● **Task to complete**
Write out every line of the material as it stands, apart from the pictures.

____

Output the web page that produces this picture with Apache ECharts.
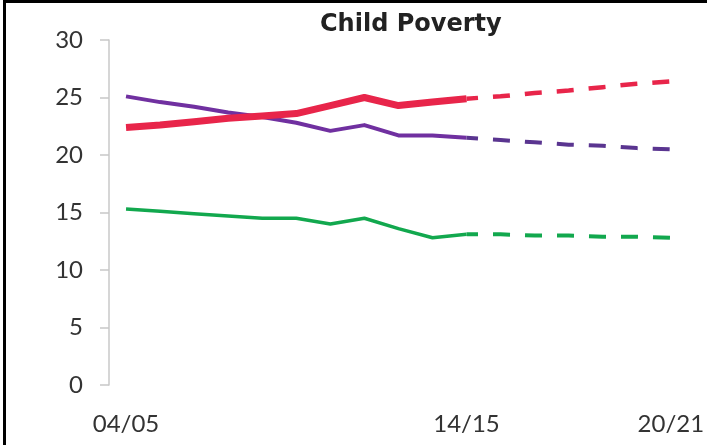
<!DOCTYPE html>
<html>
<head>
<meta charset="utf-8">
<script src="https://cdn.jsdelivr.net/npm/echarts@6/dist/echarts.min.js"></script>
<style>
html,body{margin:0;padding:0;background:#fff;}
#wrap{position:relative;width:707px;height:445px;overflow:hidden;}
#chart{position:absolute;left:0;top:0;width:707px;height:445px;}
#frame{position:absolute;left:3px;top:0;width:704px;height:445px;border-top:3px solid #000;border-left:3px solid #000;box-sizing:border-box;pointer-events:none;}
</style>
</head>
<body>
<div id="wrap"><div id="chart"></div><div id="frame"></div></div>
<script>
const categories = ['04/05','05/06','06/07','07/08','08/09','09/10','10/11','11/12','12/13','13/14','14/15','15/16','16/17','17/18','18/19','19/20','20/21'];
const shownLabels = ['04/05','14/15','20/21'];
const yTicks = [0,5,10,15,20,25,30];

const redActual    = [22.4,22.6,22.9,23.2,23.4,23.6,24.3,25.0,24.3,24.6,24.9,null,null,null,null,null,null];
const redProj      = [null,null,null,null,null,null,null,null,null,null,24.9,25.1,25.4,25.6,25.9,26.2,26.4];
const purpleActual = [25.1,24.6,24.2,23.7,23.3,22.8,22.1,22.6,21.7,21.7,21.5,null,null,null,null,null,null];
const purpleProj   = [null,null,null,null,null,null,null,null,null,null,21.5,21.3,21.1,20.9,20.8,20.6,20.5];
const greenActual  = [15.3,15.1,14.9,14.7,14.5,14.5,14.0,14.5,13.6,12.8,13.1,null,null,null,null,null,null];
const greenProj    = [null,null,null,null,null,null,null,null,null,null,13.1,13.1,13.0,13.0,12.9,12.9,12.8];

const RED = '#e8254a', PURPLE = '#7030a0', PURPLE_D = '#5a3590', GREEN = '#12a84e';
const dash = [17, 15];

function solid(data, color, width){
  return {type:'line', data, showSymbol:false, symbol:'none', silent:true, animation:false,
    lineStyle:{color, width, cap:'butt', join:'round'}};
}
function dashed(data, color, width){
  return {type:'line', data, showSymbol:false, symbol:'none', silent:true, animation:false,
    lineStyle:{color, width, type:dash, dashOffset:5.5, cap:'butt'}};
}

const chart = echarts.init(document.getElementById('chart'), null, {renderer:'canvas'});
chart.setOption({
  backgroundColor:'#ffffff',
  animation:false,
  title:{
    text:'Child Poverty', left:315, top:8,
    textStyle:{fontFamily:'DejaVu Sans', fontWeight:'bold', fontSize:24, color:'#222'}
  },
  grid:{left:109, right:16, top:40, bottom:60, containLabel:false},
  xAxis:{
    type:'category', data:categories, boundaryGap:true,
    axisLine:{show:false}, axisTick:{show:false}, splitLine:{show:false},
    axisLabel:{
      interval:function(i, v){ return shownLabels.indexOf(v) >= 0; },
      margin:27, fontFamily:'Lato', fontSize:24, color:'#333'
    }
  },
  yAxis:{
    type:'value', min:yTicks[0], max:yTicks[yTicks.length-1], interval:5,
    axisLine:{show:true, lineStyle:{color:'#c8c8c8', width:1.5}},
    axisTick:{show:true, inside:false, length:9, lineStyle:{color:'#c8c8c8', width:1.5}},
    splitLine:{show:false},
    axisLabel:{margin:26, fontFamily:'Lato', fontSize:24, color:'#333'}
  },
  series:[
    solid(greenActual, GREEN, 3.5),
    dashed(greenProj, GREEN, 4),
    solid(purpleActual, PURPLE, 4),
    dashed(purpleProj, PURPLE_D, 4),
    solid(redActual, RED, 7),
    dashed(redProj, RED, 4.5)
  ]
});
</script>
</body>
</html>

____

● **Response to this exercise**
Output the web page that produces this picture with Apache ECharts.
<!DOCTYPE html>
<html>
<head>
<meta charset="utf-8">
<script src="https://cdn.jsdelivr.net/npm/echarts@6/dist/echarts.min.js"></script>
<style>
html,body{margin:0;padding:0;background:#fff;}
#wrap{position:relative;width:707px;height:445px;overflow:hidden;}
#chart{position:absolute;left:0;top:0;width:707px;height:445px;}
#frame{position:absolute;left:3px;top:0;width:704px;height:445px;border-top:3px solid #000;border-left:3px solid #000;box-sizing:border-box;pointer-events:none;}
</style>
</head>
<body>
<div id="wrap"><div id="chart"></div><div id="frame"></div></div>
<script>
const categories = ['04/05','05/06','06/07','07/08','08/09','09/10','10/11','11/12','12/13','13/14','14/15','15/16','16/17','17/18','18/19','19/20','20/21'];
const shownLabels = ['04/05','14/15','20/21'];
const yTicks = [0,5,10,15,20,25,30];

const redActual    = [22.4,22.6,22.9,23.2,23.4,23.6,24.3,25.0,24.3,24.6,24.9,null,null,null,null,null,null];
const redProj      = [null,null,null,null,null,null,null,null,null,null,24.9,25.1,25.4,25.6,25.9,26.2,26.4];
const purpleActual = [25.1,24.6,24.2,23.7,23.3,22.8,22.1,22.6,21.7,21.7,21.5,null,null,null,null,null,null];
const purpleProj   = [null,null,null,null,null,null,null,null,null,null,21.5,21.3,21.1,20.9,20.8,20.6,20.5];
const greenActual  = [15.3,15.1,14.9,14.7,14.5,14.5,14.0,14.5,13.6,12.8,13.1,null,null,null,null,null,null];
const greenProj    = [null,null,null,null,null,null,null,null,null,null,13.1,13.1,13.0,13.0,12.9,12.9,12.8];

const RED = '#e8254a', PURPLE = '#7030a0', PURPLE_D = '#5a3590', GREEN = '#12a84e';
const dash = [17, 15];

function solid(data, color, width){
  return {type:'line', data, showSymbol:false, symbol:'none', silent:true, animation:false,
    lineStyle:{color, width, cap:'butt', join:'round'}};
}
function dashed(data, color, width){
  return {type:'line', data, showSymbol:false, symbol:'none', silent:true, animation:false,
    lineStyle:{color, width, type:dash, dashOffset:5.5, cap:'butt'}};
}

const chart = echarts.init(document.getElementById('chart'), null, {renderer:'canvas'});
chart.setOption({
  backgroundColor:'#ffffff',
  animation:false,
  title:{
    text:'Child Poverty', left:315, top:8,
    textStyle:{fontFamily:'DejaVu Sans', fontWeight:'bold', fontSize:24, color:'#222'}
  },
  grid:{left:109, right:16, top:40, bottom:60, containLabel:false},
  xAxis:{
    type:'category', data:categories, boundaryGap:true,
    axisLine:{show:false}, axisTick:{show:false}, splitLine:{show:false},
    axisLabel:{
      interval:function(i, v){ return shownLabels.indexOf(v) >= 0; },
      margin:27, fontFamily:'Lato', fontSize:24, color:'#333'
    }
  },
  yAxis:{
    type:'value', min:yTicks[0], max:yTicks[yTicks.length-1], interval:5,
    axisLine:{show:true, lineStyle:{color:'#c8c8c8', width:1.5}},
    axisTick:{show:true, inside:false, length:9, lineStyle:{color:'#c8c8c8', width:1.5}},
    splitLine:{show:false},
    axisLabel:{margin:26, fontFamily:'Lato', fontSize:24, color:'#333'}
  },
  series:[
    solid(greenActual, GREEN, 3.5),
    dashed(greenProj, GREEN, 4),
    solid(purpleActual, PURPLE, 4),
    dashed(purpleProj, PURPLE_D, 4),
    solid(redActual, RED, 7),
    dashed(redProj, RED, 4.5)
  ]
});
</script>
</body>
</html>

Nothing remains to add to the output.